En 1978, il a 62 ans. Fils d'instituteur, professeur de droit pénal, profondément catholique, il adhère à la 'Démocratie chrétienne' dès 1946. Député, il ira de succès en succès et ne connaîtra jamais de défaite électorale. En 1959, après avoir occupé plusieurs fonctions gouvernementales, il est nommé secrétaire général de son parti. 'La Démocratie chrétienne' est alors divisée. La droite du parti plaide pour la formation d'un grand parti conservateur et catholique, tandis que son aile gauche préfère une alliance avec les partis laïques et surtout les socialistes. C'est de ce côté-là qu'il se situe. Il a alors 44 ans.

Moro déconcerte. Aldo Moro est une énigme. On ne sait jamais ce qu'il pense. Et comme pour mieux dissimuler ce qu'il a en tête, il aime employer des formules étranges qui déroutent autant ses amis que ses adversaires. Moreau parle de convergences parallèles, d'appuis organiques ou encore d'abstention bienveillante. Autant d'expressions qui laissent perplexes les politiciens italiens. Au reste, c'est un homme qui vit simplement, consacre beaucoup de temps à sa famille. Un homme que tout le monde s'accorde à juger, intègre, même s'il n'a jamais hésité à soutenir ses amis politiques impliqués dans des scandales.

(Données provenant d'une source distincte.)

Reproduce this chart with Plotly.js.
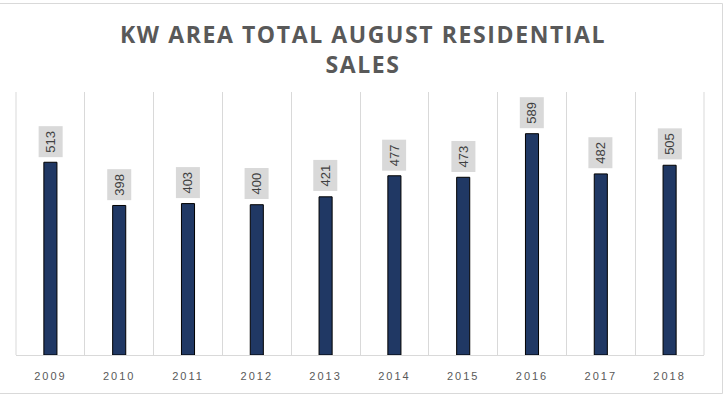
<!DOCTYPE html>
<html>
<head>
<meta charset="utf-8">
<script src="https://cdn.plot.ly/plotly-3.0.1.min.js"></script>
<style>
  html, body { margin: 0; padding: 0; background: #fff; }
  #chart { width: 726px; height: 400px; }
  .xtick text { letter-spacing: 2px; }
  .gtitle { letter-spacing: 1.6px; }
</style>
</head>
<body>
<div id="chart"></div>
<script>
const years = ["2009", "2010", "2011", "2012", "2013", "2014", "2015", "2016", "2017", "2018"];
const sales = [513, 398, 403, 400, 421, 477, 473, 589, 482, 505];
const chartTitle = "KW AREA TOTAL AUGUST RESIDENTIAL<br>SALES";

const trace = {
  type: "bar",
  x: years,
  y: sales,
  width: 0.19,
  marker: { color: "#203864", line: { color: "#000000", width: 1 } },
  hoverinfo: "none"
};

const annotations = years.map((yr, i) => ({
  x: i,
  y: sales[i],
  xref: "x",
  yref: "y",
  text: String(sales[i]),
  showarrow: false,
  textangle: -90,
  yanchor: "bottom",
  yshift: 5,
  bgcolor: "#d9d9d9",
  borderpad: 4,
  font: { family: "Liberation Sans", size: 13, color: "#404040" }
}));

const W = 688, H = 263; // plot area size in px
const layout = {
  width: 726,
  height: 400,
  margin: { l: 16, r: 22, t: 92, b: 45 },
  paper_bgcolor: "#ffffff",
  plot_bgcolor: "#ffffff",
  showlegend: false,
  title: {
    text: chartTitle,
    x: 0.5,
    xanchor: "center",
    y: 0.893,
    yanchor: "top",
    font: { family: "Open Sans, sans-serif", size: 23, color: "#595959", weight: "bold" }
  },
  xaxis: {
    type: "category",
    range: [-0.5, 9.5],
    tickson: "boundaries",
    showgrid: true,
    gridcolor: "#d9d9d9",
    gridwidth: 1,
    ticks: "",
    showline: true,
    linecolor: "#d9d9d9",
    linewidth: 1,
    tickfont: { family: "Liberation Sans, Arial, sans-serif", size: 11, color: "#595959" },
    ticklabelstandoff: 11,
    fixedrange: true
  },
  yaxis: {
    range: [0, 700],
    showgrid: false,
    zeroline: false,
    showticklabels: false,
    ticks: "",
    showline: false,
    fixedrange: true
  },
  annotations: annotations,
  shapes: [
    { type: "line", xref: "paper", yref: "paper",
      x0: -20 / W, x1: 706.5 / W, y0: 351.5 / H, y1: 351.5 / H,
      line: { color: "#d9d9d9", width: 1 }, layer: "above" },
    { type: "line", xref: "paper", yref: "paper",
      x0: 706.5 / W, x1: 706.5 / W, y0: 351.5 / H, y1: -38.5 / H,
      line: { color: "#d9d9d9", width: 1 }, layer: "above" },
    { type: "line", xref: "paper", yref: "paper",
      x0: -20 / W, x1: 706.5 / W, y0: -38.5 / H, y1: -38.5 / H,
      line: { color: "#d9d9d9", width: 1 }, layer: "above" },
    { type: "line", xref: "paper", yref: "paper", x0: 0, x1: 0, y0: 0, y1: 1,
      line: { color: "#d9d9d9", width: 1 }, layer: "below" },
    { type: "line", xref: "paper", yref: "paper", x0: 1, x1: 1, y0: 0, y1: 1,
      line: { color: "#d9d9d9", width: 1 }, layer: "below" }
  ]
};

Plotly.newPlot("chart", [trace], layout, { displayModeBar: false });
</script>
</body>
</html>
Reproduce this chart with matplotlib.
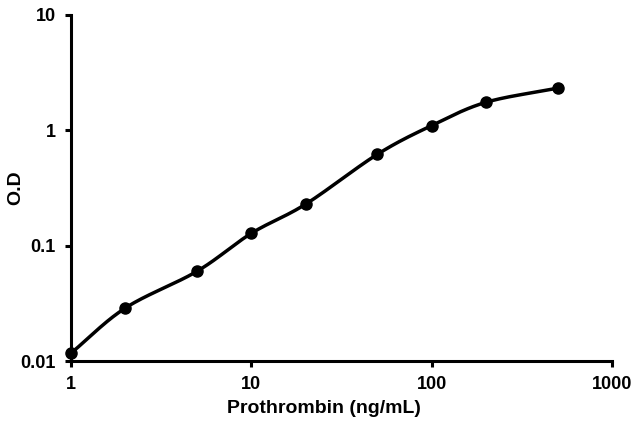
import numpy as np
import matplotlib
matplotlib.use('Agg')
import matplotlib.pyplot as plt
from matplotlib.ticker import FixedLocator, NullLocator, FixedFormatter

# standard curve data
conc = [1, 2, 5, 10, 20, 50, 100, 200, 500]
od = [0.0117, 0.0288, 0.060, 0.128, 0.229, 0.62, 1.10, 1.75, 2.32]

xticks = [1, 10, 100, 1000]
xlabels = ['1', '10', '100', '1000']
yticks = [0.01, 0.1, 1, 10]
ylabels = ['0.01', '0.1', '1', '10']

plt.rcParams['font.family'] = ['Liberation Sans', 'DejaVu Sans']
plt.rcParams['font.weight'] = 'bold'


def smooth(x, y, n=30):
    # Catmull-Rom through the points in log space (like Excel smoothed line)
    lx = np.log10(x)
    ly = np.log10(y)
    px = np.concatenate([[2*lx[0]-lx[1]], lx, [2*lx[-1]-lx[-2]]])
    py = np.concatenate([[2*ly[0]-ly[1]], ly, [2*ly[-1]-ly[-2]]])
    outx, outy = [], []
    t = np.linspace(0, 1, n)
    for i in range(1, len(px)-2):
        for p, out in ((px, outx), (py, outy)):
            p0, p1, p2, p3 = p[i-1], p[i], p[i+1], p[i+2]
            seg = 0.5*((2*p1) + (-p0+p2)*t + (2*p0-5*p1+4*p2-p3)*t**2 + (-p0+3*p1-3*p2+p3)*t**3)
            out.extend(seg)
    return 10**np.array(outx), 10**np.array(outy)


fig = plt.figure(figsize=(6.37, 4.21), dpi=100)
ax = fig.add_axes([0.1115, 0.1425, 0.8493, 0.8219])

sx, sy = smooth(conc, od)
ax.plot(sx, sy, color='black', lw=2.5, clip_on=False, zorder=3)
ax.plot(conc, od, 'o', color='black', ms=8, clip_on=False, zorder=4)

ax.set_xscale('log')
ax.set_yscale('log')
ax.set_xlim(1, 1000)
ax.set_ylim(0.01, 10)
ax.xaxis.set_major_locator(FixedLocator(xticks))
ax.xaxis.set_major_formatter(FixedFormatter(xlabels))
ax.xaxis.set_minor_locator(NullLocator())
ax.yaxis.set_major_locator(FixedLocator(yticks))
ax.yaxis.set_major_formatter(FixedFormatter(ylabels))
ax.yaxis.set_minor_locator(NullLocator())

for s in ['top', 'right']:
    ax.spines[s].set_visible(False)
for s in ['left', 'bottom']:
    ax.spines[s].set_linewidth(2.2)
ax.tick_params(direction='out', length=4, width=2.2, labelsize=13, pad=7)
for lab in ax.get_xticklabels() + ax.get_yticklabels():
    lab.set_fontweight('bold')

ax.set_xlabel('Prothrombin (ng/mL)', fontsize=14, fontweight='bold')
ax.set_ylabel('O.D', fontsize=14, fontweight='bold')
ax.xaxis.set_label_coords(0.467, -0.136, transform=ax.transAxes)
ax.yaxis.set_label_coords(-0.103, 0.5, transform=ax.transAxes)
ax.xaxis.label.set_va('center')
ax.yaxis.label.set_va('center')

fig.savefig('out.png', dpi=100)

Durant les années 60 et 70, Aldo Moro vogue de ministères en ministères. En 1974, il est président du Conseil et également président de la Démocratie chrétienne. Le pays connaît une vague sans précédent d'agitation et d'attentats. Lors des élections de 1976, le Parti communiste fait pratiquement jeu égal avec la Démocratie chrétienne. Le compromis historique est en marche, une alliance entre les deux grands partis italiens. Aldo Moro dont personne ne doute qu'il sera le prochain président de la République.

16 mars 1978. Giulio Andreotti doit être investi par la Chambre le jour même. Son gouvernement ne comprendra pas de communistes, mais sera soutenu par le puissant parti. Cette alliance a longtemps été négociée entre le président de la Démocratie chrétienne et le dirigeant communiste. C'est l'œuvre d'Aldo Moro. Et d'une certaine façon, c'est aussi, pour la première fois en Italie, l'entrée dans le jeu gouvernemental du Parti communiste. Or, c'est ce jour-là que Moro est enlevé. Et beaucoup y ont vu plus qu'une coïncidence.